# Set problem
Copy out all lines where "this" appears.

# Task input
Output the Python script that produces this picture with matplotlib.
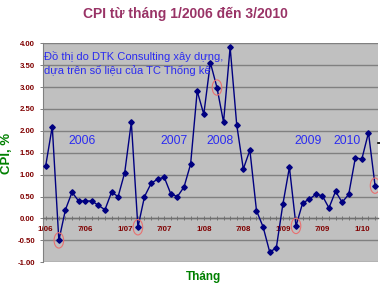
---
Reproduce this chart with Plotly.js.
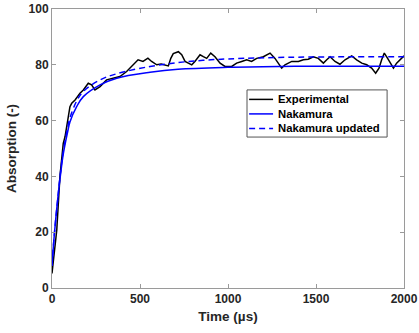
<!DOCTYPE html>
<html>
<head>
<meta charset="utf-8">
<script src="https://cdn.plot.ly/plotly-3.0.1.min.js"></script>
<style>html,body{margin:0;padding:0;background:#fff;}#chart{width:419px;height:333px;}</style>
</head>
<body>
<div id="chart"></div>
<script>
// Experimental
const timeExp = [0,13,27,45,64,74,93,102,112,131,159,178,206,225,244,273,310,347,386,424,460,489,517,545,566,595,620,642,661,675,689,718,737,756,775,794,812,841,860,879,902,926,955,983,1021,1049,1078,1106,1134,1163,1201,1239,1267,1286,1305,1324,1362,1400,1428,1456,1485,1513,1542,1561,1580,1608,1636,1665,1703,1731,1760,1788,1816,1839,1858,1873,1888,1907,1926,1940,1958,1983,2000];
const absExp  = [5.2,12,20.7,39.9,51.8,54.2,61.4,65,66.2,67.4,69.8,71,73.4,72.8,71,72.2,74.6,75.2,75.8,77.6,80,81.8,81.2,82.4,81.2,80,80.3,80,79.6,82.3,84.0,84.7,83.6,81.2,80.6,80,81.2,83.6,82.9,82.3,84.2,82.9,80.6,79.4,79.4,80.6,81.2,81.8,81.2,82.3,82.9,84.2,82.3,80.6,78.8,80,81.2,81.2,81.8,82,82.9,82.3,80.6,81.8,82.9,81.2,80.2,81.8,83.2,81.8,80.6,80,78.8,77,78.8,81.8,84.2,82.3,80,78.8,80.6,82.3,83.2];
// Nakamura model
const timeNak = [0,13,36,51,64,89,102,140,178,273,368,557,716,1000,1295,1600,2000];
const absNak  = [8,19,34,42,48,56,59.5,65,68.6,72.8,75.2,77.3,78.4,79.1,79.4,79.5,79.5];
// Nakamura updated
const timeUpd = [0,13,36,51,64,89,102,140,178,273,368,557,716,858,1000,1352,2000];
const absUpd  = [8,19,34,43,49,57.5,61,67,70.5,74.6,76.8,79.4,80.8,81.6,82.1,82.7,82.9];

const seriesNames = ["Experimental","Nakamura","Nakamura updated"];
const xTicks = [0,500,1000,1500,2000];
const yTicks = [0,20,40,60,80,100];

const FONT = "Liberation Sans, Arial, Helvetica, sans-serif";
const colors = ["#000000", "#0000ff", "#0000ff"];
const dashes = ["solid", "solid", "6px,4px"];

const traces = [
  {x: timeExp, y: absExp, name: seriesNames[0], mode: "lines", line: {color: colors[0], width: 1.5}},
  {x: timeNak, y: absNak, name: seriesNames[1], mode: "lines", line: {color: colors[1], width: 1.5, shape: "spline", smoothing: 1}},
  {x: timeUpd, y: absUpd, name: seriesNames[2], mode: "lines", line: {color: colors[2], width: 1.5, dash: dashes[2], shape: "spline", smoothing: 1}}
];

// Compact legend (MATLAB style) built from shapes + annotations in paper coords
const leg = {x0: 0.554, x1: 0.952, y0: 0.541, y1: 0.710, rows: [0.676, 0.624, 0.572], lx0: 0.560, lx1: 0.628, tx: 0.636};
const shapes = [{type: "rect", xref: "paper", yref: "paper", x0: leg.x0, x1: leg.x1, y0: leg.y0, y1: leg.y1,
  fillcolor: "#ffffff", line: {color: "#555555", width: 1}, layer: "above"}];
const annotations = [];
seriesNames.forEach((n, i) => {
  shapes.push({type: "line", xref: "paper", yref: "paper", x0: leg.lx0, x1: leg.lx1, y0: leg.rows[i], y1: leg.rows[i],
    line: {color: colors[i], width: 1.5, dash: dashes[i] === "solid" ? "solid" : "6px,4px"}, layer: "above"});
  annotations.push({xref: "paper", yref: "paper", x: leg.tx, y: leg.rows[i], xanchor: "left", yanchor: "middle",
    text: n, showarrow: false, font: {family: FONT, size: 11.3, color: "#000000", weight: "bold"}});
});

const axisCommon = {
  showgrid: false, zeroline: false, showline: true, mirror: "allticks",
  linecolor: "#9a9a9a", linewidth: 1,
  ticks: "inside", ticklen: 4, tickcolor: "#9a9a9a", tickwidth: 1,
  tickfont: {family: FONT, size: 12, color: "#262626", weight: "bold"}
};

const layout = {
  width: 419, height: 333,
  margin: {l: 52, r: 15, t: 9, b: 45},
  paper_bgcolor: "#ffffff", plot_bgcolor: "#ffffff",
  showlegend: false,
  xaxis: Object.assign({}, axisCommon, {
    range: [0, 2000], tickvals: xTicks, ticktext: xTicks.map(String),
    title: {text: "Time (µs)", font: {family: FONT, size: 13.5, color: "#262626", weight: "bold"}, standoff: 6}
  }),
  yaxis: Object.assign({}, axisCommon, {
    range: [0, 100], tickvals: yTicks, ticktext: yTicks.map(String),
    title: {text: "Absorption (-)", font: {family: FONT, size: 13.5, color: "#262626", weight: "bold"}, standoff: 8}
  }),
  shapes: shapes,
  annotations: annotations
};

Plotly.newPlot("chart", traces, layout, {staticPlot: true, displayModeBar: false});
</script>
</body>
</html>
==
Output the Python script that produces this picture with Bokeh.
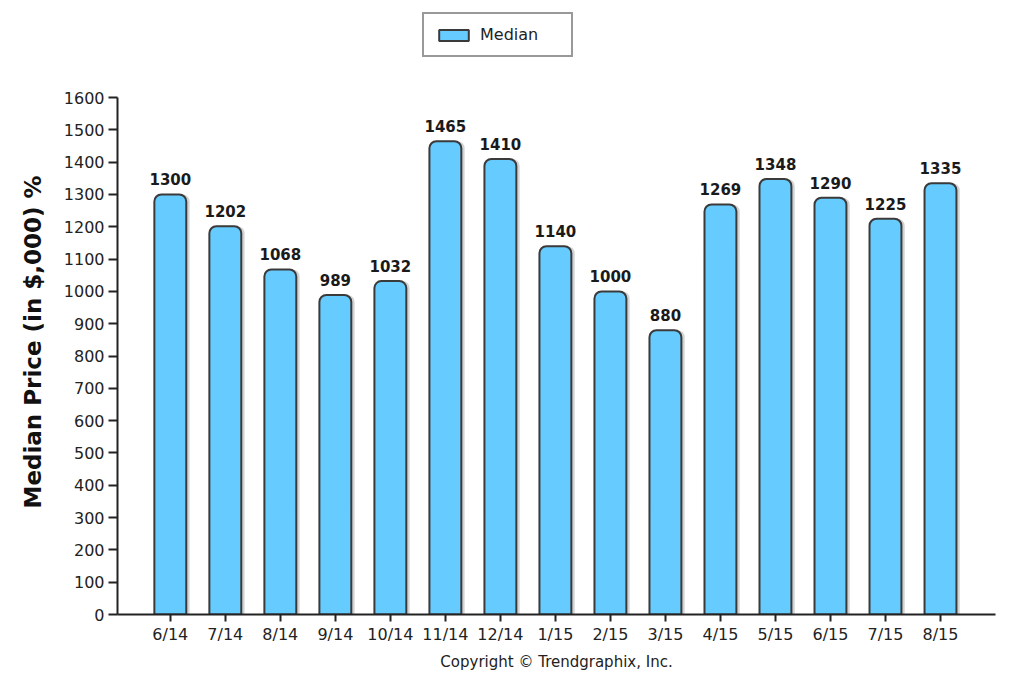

# Written response
Output the Python script that produces this picture with matplotlib.
Reproduce this chart with Plotly.js.
Output the Python script that produces this picture with Bokeh.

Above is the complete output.